(Direction) Lines containing the string "with" are to be counted; report only how many there are.

— Start Information shown —

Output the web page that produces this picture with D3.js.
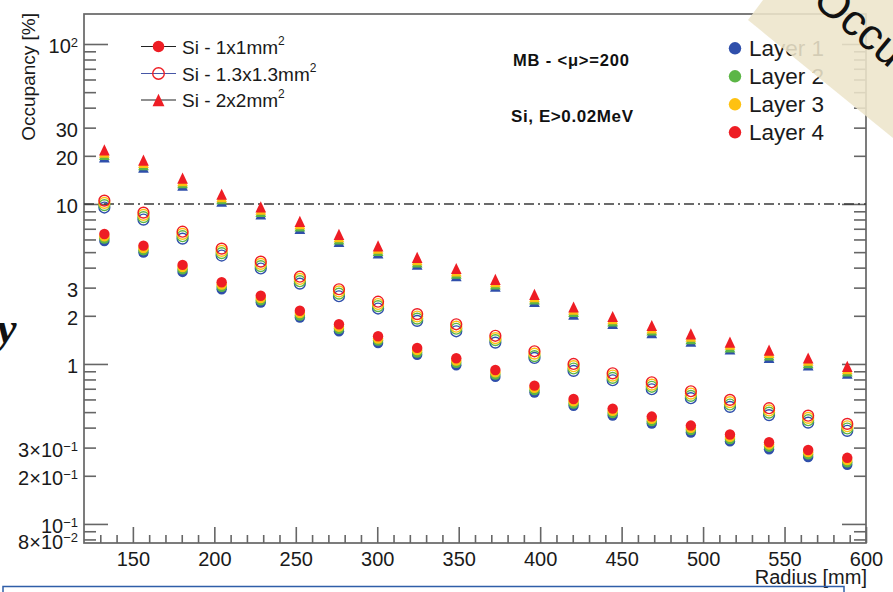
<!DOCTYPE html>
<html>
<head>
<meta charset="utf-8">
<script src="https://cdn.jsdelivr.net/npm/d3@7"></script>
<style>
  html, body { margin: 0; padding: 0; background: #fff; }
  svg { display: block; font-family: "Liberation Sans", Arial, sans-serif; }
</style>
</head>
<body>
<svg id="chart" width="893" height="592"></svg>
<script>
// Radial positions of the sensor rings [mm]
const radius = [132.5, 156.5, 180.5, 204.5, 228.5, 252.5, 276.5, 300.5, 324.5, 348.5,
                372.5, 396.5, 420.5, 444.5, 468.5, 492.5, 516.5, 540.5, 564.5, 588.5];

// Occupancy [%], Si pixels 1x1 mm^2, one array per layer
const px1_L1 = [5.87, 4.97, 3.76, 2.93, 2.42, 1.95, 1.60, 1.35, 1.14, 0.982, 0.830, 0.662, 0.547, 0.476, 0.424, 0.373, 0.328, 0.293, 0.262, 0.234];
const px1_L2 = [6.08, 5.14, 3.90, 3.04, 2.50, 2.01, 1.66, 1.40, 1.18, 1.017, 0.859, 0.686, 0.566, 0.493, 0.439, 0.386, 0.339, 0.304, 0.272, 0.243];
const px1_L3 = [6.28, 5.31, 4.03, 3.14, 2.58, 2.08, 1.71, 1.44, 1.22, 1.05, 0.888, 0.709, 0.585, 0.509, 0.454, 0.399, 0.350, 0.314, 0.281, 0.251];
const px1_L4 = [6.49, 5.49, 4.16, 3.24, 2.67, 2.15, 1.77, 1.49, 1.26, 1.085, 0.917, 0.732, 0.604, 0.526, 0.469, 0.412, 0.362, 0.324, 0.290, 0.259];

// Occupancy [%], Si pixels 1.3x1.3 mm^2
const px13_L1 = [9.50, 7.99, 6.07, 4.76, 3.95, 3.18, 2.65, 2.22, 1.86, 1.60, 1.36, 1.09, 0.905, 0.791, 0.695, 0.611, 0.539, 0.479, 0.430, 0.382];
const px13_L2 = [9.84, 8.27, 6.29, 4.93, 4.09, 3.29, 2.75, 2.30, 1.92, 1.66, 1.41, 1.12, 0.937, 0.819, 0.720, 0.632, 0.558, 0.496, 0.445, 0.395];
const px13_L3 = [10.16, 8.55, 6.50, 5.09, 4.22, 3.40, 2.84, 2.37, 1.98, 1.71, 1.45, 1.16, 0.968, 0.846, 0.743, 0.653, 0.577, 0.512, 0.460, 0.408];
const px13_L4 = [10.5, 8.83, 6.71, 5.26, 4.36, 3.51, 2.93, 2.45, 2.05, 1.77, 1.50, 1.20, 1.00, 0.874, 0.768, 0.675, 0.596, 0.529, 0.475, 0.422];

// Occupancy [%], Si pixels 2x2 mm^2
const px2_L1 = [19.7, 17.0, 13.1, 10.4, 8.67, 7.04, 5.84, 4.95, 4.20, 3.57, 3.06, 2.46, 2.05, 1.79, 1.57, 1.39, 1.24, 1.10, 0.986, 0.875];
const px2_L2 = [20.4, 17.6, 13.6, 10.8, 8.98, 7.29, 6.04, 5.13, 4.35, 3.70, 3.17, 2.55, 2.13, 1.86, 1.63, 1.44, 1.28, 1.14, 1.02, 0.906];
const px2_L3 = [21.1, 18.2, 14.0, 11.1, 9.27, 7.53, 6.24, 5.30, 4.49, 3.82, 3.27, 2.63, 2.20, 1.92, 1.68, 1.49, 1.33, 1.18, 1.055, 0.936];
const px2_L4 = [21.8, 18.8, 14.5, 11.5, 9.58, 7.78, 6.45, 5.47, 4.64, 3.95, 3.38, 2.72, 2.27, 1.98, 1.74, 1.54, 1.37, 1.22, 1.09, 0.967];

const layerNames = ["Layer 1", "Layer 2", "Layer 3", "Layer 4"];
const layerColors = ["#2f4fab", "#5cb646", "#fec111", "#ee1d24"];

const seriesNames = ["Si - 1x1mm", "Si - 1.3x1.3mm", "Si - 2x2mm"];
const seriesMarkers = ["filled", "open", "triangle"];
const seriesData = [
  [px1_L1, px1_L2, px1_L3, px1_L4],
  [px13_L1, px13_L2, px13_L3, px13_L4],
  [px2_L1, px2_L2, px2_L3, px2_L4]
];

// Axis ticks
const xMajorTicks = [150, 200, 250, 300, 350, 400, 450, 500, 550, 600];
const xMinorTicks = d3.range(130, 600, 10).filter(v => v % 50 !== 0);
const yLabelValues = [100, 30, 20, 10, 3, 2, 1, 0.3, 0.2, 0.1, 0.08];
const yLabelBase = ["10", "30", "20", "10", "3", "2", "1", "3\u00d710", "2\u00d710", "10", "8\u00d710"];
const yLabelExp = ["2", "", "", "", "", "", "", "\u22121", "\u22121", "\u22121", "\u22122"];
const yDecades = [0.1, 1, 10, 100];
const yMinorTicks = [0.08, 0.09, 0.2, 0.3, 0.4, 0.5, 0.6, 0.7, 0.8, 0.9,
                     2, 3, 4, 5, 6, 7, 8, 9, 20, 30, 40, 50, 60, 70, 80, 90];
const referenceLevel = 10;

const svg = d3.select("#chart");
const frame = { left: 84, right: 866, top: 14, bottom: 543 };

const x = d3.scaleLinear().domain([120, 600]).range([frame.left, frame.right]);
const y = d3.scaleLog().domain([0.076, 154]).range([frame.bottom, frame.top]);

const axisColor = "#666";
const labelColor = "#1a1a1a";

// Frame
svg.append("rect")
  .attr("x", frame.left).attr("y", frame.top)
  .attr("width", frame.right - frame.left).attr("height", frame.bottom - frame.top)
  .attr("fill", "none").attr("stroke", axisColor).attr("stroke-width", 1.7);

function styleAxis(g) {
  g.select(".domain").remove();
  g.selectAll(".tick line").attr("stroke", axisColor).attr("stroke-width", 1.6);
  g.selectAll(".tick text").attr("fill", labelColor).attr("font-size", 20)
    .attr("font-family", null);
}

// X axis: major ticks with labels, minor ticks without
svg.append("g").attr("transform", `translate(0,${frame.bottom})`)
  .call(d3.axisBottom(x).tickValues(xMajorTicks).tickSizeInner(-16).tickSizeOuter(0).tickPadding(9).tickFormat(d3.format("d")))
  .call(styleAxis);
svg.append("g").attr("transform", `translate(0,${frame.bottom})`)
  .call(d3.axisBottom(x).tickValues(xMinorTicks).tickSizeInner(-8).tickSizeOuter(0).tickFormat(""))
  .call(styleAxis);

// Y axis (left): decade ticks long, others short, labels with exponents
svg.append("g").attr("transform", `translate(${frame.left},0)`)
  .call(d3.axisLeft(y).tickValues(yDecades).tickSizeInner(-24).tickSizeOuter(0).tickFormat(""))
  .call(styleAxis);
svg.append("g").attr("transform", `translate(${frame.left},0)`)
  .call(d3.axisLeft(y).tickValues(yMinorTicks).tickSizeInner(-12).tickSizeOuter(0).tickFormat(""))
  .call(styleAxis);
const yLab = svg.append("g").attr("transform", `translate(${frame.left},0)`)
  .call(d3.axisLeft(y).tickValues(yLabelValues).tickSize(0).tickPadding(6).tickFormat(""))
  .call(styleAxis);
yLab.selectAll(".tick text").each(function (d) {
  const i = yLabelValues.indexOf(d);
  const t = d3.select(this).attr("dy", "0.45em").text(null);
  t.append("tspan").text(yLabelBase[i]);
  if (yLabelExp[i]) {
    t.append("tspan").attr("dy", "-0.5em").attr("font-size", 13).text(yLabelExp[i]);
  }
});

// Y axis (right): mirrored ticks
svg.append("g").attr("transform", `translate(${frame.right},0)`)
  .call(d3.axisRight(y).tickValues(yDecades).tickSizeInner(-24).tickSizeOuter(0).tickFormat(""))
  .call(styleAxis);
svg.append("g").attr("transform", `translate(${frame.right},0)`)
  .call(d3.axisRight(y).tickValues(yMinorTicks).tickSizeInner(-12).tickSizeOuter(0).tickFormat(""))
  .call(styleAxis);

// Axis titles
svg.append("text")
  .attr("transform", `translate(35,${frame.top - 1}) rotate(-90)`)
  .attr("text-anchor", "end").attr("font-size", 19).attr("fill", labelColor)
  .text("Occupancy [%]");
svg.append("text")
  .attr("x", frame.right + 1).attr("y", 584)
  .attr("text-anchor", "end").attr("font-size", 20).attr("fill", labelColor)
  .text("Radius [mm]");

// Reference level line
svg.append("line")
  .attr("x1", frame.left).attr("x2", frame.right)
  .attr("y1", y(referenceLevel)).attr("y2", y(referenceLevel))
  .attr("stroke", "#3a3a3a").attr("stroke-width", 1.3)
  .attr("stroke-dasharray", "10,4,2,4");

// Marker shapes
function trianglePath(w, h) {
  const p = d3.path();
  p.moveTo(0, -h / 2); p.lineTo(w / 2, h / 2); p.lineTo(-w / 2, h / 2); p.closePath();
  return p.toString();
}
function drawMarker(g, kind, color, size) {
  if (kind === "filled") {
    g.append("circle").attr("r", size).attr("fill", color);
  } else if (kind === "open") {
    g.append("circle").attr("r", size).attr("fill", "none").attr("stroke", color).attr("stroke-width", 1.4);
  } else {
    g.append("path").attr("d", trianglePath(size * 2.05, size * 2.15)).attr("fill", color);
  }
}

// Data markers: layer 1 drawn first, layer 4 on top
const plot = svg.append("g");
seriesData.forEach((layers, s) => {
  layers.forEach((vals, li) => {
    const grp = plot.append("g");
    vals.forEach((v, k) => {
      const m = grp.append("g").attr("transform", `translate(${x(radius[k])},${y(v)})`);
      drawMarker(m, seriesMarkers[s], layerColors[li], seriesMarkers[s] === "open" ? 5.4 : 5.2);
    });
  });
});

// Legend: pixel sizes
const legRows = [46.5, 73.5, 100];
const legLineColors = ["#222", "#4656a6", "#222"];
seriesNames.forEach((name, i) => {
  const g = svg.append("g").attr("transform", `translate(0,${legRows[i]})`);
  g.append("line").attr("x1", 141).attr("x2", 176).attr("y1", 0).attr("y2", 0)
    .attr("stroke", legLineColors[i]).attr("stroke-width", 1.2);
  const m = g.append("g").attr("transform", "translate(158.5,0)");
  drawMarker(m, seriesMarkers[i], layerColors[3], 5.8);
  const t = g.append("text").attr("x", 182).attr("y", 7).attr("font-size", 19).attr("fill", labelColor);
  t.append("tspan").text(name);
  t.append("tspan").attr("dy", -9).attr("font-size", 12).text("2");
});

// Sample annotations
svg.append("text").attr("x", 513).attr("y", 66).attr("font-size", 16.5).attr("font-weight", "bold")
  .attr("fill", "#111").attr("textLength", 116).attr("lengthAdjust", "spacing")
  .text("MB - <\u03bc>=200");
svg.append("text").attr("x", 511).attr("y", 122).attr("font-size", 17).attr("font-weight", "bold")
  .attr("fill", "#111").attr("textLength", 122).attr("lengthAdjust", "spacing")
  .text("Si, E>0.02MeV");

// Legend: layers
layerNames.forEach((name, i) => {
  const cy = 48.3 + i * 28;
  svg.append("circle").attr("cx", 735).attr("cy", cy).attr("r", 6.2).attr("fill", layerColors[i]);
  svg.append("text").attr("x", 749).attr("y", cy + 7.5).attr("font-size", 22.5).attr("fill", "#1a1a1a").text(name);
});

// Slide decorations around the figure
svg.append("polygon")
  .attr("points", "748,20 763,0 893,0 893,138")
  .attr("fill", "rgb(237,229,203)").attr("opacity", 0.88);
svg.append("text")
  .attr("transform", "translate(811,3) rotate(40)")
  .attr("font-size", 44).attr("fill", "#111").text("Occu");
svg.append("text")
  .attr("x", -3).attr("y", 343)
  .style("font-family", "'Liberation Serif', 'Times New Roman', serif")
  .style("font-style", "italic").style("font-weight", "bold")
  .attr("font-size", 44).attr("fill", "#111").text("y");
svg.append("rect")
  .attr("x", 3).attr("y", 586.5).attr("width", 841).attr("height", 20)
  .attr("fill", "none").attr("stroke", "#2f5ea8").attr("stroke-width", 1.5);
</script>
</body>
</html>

— End Information shown —

(Answer) 3